Since the resignation of Federal Energy Regulatory Commission (FERC) Chairman Norman Bay in early February, FERC has been without a quorum of three commissioners and, as a result, has not been able to issue orders and take other actions where a vote of the commission is required. On May 25, the Senate Energy Committee will hold a hearing to consider President Donald Trump’s nominations to two of the three open Republican seats on FERC: Neil Chatterjee, an energy policy advisor to Senator Mitch McConnell (R-KY), and Robert F. Powelson, a commissioner on the Pennsylvania Public Utilities Commission and current President of the National Association of Utility Regulatory Commissioners. Senate confirmation of these prospective FERC commissioners could be complicated by recent statements by Gary Cohn, director of the National Economic Council, with respect to FERC approval of the proposed Jordan Cove LNG Project, consisting of a liquefied natural gas (LNG) export terminal in Coos Bay, Oregon (Jordan Cove LNG Terminal) and an approximately 232-mile interstate natural gas pipeline originating at the Oregon/California border and terminating at the Jordan Cove LNG Terminal (Pacific Connector Pipeline).

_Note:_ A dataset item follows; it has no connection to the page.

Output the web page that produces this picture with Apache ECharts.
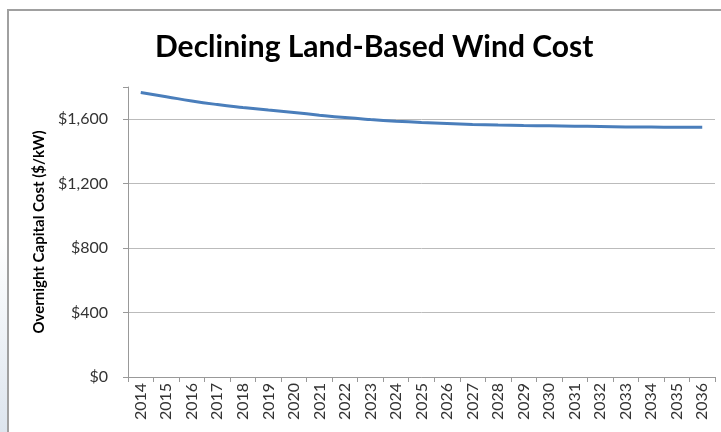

Speaking last month at the Institute of International Finance, Cohn signaled the Trump Administration’s intention to “permit an LNG export facility in the Northwest,” which “[has] been turned down twice already.” Observers of the energy sector recognized this statement as referencing the Jordan Cove LNG Project and FERC’s decision in 2016 to deny the application for authorization of the project under Sections 3 and 7(c) of the Natural Gas Act (NGA).

FERC denied the applications of Jordan Cove Energy Project, L.P. (JCEP) to site, construct and operate the Jordan Cove LNG Terminal and Pacific Connector Gas Pipeline, LP (PCGP) to construct and operate the Pacific Connector Pipeline.[1] FERC found that PCGP, which would use the Pacific Connector Pipeline to supply natural gas from western Canada and the US Rocky Mountain region to the Jordan Cove LNG Terminal, failed to demonstrate a need for the Pacific Connector Pipeline outweighing the potential harm to the economic interests of landowners whose property rights might be taken by PCGP’s exercise of eminent domain under Section 7 of the NGA. Having denied PCGP’s application, FERC also denied JCEP’s application to construct the Jordan Cove LNG Terminal because it not feasible without a pipeline to supply it with natural gas. FERC denied requests for rehearing of its order, indicating that its denial is “without prejudice to [JCEP] and/or [PCGP] submitting a new application . . . should the companies show a market need for these services in the future.” JCEP and PCGP subsequently announced in a press release that they will file a new application for the Pacific Connector Pipeline and the Jordan Cove LNG Terminal. In preliminary documents filed with FERC, JCEP and PCGP indicated that they plan to file a new application for the Jordan Cove LNG Project by the end of August.

Cohn’s statements concerning approval of the Jordan Cove LNG Project, while underlining the Trump Administration’s support for projects to export US-produced natural gas in the form of LNG, could provide a reason to object to President Trump’s FERC nominees, as well as an additional argument for judicial review of any future FERC orders authorizing the Jordan Cove LNG Project.

The two new prospective commissioners nominated by President Trump must be voted out of the Senate Committee on Energy and Natural Resources (Senate Energy Committee), and confirmed by the full Senate. Prior statements by members of the Trump Administration, such as those by Gary Cohn with respect to the Jordan Cove LNG Project, could make the confirmation hearing for these nominees more complicated and potentially contentious. Committee members may ask the nominees about Cohn’s statements and whether they would come to the job of FERC commissioner feeling pressure to approve the Jordan Cove LNG Project based on those comments. Earlier this month, Oregon’s two democratic Senators, Ron Wyden and Jeffrey A. Merkely, wrote to President Trump, expressing concern about Gary Cohn’s statements, reminding the President that FERC, an independent agency, has the responsibility for deciding whether to authorize the Jordan Cove LNG Project under the NGA, and urging the Trump Administration “to avoid any step that could be interpreted as political interference in FERC’s deliberative permitting process in Oregon and nationwide.” Senator Wyden is a member of the Senate Energy Committee.

In addition, in the event that FERC approves the Jordan Cove LNG Project, opponents seeking judicial review of FERC’s order could argue that FERC’s order was not the product of reasoned decision-making supported by the record, as required by the NGA, but rather, was a political decision directed by the President. Recent court decisions staying Trump Administration executive orders blocking federal funds from cities that do not cooperate with enforcement of federal immigration laws and restricting travel from specified countries referenced public statements by President Trump and other administration officials as evidence of the intent behind those executive orders.